Nas primeiras semanas, enquanto as iranianas lançavam ao ar e queimavam os seus hijabs, ou cortavam os seus cabelos, homens e mulheres empurravam e perseguiam polícias e milicianos armados. À medida que as mortes da repressão cresciam, e com as autoridades a continuar a disparar contra manifestantes pacíficos, os iranianos, na sua maioria jovens, começaram a responder com pedras e cocktails Molotov. Em algumas cidades, principalmente nas áreas onde se concentram minorias especialmente reprimidas no país, como os curdos e os baluches, já houve verdadeiras batalhas campais, ao mesmo tempo que por todo o país têm sido incendiados vários seminários e esquadras dos Bassij.

Em simultâneo, continuam os gestos mais simbólicos de desafio, como não usar hijab, dar beijos em público ou derrubar o turbante dos mullahs (figura religiosa, jurista) na rua (esta prática, “atirar o turbante”, que alguns criticam, tem alimentado concursos online).

Pegar fogo à casa de Khomeini é “um acto de desafio sem precedentes”, provavelmente “o maior acto de desafio possível”, descreve a emissora iraniana Iran International, explicando que terá acontecido de quinta para sexta-feira.
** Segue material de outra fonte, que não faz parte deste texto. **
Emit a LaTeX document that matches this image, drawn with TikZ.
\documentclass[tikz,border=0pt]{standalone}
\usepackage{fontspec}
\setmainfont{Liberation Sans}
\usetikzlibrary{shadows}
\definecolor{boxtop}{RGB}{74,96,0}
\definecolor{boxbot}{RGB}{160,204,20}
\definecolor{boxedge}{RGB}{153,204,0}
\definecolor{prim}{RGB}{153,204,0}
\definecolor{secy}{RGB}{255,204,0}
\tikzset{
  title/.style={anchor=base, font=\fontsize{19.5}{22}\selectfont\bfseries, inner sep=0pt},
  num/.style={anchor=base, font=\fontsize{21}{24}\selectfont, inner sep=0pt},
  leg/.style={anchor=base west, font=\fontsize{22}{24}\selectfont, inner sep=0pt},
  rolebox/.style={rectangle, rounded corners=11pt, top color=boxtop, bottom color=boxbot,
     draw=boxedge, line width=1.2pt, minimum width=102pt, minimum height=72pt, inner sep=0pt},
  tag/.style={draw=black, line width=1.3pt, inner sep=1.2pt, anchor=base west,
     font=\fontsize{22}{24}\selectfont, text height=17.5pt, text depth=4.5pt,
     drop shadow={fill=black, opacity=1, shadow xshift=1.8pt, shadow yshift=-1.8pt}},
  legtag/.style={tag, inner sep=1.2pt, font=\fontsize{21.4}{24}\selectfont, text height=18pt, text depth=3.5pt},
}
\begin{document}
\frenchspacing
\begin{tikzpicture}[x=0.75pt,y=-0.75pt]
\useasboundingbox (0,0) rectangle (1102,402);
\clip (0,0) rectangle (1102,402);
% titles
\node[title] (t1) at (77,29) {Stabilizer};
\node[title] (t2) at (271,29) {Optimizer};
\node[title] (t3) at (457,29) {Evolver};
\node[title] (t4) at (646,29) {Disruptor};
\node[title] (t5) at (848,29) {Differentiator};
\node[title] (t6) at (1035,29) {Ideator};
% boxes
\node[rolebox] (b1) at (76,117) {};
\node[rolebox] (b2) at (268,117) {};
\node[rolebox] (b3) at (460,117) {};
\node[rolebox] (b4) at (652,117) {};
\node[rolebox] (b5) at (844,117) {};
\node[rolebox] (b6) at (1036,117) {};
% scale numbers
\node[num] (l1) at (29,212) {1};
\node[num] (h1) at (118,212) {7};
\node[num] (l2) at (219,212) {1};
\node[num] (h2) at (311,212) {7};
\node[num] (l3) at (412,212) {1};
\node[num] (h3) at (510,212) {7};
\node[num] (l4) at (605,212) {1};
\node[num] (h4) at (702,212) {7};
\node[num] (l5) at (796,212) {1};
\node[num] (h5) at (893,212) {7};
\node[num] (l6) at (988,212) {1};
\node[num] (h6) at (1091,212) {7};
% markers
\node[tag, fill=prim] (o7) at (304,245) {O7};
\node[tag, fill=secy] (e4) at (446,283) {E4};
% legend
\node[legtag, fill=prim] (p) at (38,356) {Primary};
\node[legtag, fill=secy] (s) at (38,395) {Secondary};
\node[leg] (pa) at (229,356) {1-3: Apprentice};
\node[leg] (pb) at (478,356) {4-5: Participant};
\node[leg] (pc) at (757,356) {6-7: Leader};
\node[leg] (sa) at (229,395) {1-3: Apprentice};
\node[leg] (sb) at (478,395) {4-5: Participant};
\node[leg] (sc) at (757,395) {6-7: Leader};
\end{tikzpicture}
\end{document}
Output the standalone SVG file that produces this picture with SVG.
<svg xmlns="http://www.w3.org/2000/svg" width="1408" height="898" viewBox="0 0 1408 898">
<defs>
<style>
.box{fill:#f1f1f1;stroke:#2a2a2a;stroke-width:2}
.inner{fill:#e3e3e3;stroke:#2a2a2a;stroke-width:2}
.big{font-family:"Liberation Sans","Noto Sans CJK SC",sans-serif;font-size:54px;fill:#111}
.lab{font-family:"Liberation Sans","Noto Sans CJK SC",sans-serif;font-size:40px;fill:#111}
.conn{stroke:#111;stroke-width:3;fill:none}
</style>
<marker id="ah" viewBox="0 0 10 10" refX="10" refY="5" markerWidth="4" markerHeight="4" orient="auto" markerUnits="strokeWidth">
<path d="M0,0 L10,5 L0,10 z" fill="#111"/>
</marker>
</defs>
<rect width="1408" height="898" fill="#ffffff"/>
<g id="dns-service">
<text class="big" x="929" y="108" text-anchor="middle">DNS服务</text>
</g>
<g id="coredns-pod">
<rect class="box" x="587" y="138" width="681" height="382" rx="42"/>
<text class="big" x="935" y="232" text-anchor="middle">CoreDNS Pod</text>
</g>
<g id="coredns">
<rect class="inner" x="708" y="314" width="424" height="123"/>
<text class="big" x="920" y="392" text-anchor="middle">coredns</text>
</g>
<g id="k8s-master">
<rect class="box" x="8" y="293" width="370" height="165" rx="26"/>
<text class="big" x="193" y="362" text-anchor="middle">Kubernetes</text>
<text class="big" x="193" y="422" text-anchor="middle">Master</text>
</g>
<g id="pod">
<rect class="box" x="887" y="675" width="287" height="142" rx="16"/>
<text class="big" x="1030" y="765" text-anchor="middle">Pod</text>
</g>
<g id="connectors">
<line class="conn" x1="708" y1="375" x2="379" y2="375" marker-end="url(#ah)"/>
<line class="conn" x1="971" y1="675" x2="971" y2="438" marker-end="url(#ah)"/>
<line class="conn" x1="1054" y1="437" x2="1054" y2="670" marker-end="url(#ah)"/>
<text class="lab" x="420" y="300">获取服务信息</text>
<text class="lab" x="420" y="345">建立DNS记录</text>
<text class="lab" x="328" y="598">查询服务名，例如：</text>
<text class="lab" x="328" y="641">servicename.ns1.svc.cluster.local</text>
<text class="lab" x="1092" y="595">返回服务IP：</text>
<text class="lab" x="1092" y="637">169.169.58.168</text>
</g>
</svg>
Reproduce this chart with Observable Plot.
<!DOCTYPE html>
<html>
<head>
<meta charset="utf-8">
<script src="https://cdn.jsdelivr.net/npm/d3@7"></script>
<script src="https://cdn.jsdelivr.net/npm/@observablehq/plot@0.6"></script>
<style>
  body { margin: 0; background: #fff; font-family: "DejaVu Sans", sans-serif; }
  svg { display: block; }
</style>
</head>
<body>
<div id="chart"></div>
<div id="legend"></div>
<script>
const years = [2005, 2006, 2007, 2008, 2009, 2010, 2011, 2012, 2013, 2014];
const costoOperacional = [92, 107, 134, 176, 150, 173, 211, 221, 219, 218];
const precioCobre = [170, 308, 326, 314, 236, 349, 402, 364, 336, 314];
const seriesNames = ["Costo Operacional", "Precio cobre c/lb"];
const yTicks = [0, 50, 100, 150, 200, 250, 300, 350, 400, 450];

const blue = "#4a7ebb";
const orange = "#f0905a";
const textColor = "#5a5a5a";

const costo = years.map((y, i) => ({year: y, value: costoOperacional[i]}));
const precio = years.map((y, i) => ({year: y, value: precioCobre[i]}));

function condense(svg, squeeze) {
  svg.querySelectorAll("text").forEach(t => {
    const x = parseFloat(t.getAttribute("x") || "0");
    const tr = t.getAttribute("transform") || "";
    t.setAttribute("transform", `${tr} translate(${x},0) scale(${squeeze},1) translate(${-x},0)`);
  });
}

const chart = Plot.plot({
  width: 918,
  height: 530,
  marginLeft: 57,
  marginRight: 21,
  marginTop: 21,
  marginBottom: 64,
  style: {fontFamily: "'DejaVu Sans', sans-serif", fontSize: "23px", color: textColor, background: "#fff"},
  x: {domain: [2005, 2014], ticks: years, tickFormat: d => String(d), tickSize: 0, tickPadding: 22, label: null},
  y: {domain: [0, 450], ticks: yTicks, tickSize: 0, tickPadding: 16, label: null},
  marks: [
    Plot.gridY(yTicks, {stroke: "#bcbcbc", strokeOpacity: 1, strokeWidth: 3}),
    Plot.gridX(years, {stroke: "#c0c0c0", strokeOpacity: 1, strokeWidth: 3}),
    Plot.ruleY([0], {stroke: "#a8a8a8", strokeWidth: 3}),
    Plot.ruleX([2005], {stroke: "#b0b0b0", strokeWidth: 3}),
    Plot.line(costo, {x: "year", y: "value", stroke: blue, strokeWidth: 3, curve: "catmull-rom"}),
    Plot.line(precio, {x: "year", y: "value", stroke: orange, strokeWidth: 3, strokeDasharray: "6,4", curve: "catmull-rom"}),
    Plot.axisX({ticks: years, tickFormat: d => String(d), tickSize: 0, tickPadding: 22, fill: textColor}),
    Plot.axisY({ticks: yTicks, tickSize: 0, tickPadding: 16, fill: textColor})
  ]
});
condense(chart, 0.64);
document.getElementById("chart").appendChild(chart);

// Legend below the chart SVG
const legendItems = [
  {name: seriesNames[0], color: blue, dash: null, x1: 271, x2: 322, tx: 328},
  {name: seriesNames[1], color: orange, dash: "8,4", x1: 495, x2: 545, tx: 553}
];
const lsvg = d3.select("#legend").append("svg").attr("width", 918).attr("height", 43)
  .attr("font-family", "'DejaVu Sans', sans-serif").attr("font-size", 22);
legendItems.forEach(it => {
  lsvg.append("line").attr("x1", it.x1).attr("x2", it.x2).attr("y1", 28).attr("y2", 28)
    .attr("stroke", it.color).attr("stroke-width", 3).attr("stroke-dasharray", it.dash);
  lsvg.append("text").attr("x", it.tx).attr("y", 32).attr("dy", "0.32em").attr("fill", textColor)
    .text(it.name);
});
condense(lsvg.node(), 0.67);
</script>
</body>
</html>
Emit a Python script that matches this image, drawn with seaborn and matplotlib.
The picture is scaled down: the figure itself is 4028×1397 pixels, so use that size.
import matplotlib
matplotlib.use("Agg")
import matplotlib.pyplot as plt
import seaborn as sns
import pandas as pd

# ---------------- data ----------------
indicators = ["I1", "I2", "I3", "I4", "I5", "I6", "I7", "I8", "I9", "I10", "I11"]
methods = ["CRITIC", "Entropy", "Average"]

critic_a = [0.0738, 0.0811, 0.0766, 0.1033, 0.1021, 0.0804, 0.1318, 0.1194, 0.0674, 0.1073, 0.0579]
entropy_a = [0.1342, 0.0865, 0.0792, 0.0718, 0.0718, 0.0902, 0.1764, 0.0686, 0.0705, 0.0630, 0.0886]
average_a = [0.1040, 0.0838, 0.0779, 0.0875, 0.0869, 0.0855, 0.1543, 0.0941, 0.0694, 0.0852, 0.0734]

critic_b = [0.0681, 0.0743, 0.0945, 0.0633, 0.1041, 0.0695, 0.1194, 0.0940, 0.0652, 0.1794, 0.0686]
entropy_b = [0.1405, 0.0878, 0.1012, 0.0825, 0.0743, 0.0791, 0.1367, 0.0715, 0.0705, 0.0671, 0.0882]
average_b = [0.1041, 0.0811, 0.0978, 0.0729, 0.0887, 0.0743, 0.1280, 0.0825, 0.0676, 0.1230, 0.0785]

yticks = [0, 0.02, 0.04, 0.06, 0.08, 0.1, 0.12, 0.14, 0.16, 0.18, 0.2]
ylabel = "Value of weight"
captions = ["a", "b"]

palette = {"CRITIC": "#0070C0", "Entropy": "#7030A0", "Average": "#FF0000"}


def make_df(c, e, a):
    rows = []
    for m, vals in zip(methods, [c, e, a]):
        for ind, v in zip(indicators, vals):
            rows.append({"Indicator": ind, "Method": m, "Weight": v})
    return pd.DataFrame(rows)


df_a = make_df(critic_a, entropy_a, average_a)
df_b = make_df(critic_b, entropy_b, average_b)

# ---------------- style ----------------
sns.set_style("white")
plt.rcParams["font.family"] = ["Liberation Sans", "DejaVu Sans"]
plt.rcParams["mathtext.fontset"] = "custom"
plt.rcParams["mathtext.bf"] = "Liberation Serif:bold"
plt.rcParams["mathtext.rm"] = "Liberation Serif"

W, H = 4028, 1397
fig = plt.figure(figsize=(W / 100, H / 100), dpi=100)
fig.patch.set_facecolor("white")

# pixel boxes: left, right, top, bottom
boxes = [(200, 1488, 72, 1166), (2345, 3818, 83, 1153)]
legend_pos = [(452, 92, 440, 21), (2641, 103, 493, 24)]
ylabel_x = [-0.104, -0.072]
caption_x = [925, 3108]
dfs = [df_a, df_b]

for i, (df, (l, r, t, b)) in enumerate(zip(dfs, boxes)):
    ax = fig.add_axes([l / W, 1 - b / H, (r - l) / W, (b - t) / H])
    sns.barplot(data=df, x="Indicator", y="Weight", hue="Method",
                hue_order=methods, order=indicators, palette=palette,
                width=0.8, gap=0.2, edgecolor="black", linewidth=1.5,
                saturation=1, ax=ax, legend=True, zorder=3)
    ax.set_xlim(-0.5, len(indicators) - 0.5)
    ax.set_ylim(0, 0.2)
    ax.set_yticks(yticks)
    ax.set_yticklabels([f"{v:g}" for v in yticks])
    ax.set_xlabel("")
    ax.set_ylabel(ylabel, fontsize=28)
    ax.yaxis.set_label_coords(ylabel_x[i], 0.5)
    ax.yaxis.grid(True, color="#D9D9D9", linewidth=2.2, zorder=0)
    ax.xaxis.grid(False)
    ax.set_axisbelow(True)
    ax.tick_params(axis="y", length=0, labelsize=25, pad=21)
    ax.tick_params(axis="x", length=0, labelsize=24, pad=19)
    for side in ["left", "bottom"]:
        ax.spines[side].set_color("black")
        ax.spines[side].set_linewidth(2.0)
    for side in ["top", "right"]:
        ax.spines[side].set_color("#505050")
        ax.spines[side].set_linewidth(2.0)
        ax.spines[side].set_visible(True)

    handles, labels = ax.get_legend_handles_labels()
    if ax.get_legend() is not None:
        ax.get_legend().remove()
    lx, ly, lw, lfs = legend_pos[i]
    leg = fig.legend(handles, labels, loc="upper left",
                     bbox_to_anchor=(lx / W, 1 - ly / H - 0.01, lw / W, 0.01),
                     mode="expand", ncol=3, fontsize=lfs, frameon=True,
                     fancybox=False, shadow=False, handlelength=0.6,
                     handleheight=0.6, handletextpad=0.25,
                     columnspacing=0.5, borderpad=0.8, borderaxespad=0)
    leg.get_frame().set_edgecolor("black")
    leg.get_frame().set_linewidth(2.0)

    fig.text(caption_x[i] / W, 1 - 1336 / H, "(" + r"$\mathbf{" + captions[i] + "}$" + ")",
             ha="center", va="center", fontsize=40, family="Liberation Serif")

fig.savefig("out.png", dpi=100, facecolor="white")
Segundo o canal sediado em Londres, ao final da manhã o principal vídeo do incidente tinha sido partilhado dezenas de milhares de vezes nas redes sociais em farsi.

Nas imagens que chegam de Khomein, também se vêem os manifestantes no meio da estrada a gritar “Morte ao ditador”, entre o ulular das iranianas. O slogan que os iranianos ousaram começar a gritar nos últimos anos, dirigido ao líder supremo, ayatollah Ali Khamenei (sucessor de Khomeini), deu origem nas últimas nove semanas a dezenas de outros: a mensagem é sempre a mesma, estas iranianas e estes iranianos querem o fim do regime e do poder dos mullahs, que vêem como assassinos.

Esta semana, os protestos ganharam novo ímpeto, com três dias dedicados a homenagear os 1500 iranianos mortos em Novembro de 2019, durante protestos contra o aumento dos combustíveis, e tem havido notícia de muitas mortes, a maioria entre manifestantes, mas algumas também de membros das forças de segurança.

Uma das vítimas das autoridades é Kian Pirfalak, um menino de dez anos morto a tiro pela polícia quando estava dentro do seu carro, com os pais e os irmãos, na quarta-feira. O seu funeral, onde a mãe descreveu o que aconteceu e acusou o regime de ter assassinado Kian, foi um entre vários realizados esta sexta-feira a juntar multidões. Decorreu na sua cidade, Izeh, na província do Khuzistão, onde vive a maioria dos árabes do Irão, outra das minorias sucessivamente marginalizadas pelo Estado.

Das mais de 15 mil pessoas já detidas desde o início da contestação, pelo menos seis foram condenadas à morte, por acusações que incluem “inimizade contra Deus” ou causar “terror” ao bloquear o trânsito. De acordo com diferentes organizações de direitos humanos, as forças leais ao regime iraniano já mataram mais de 350 pessoas, incluindo mais de 50 menores.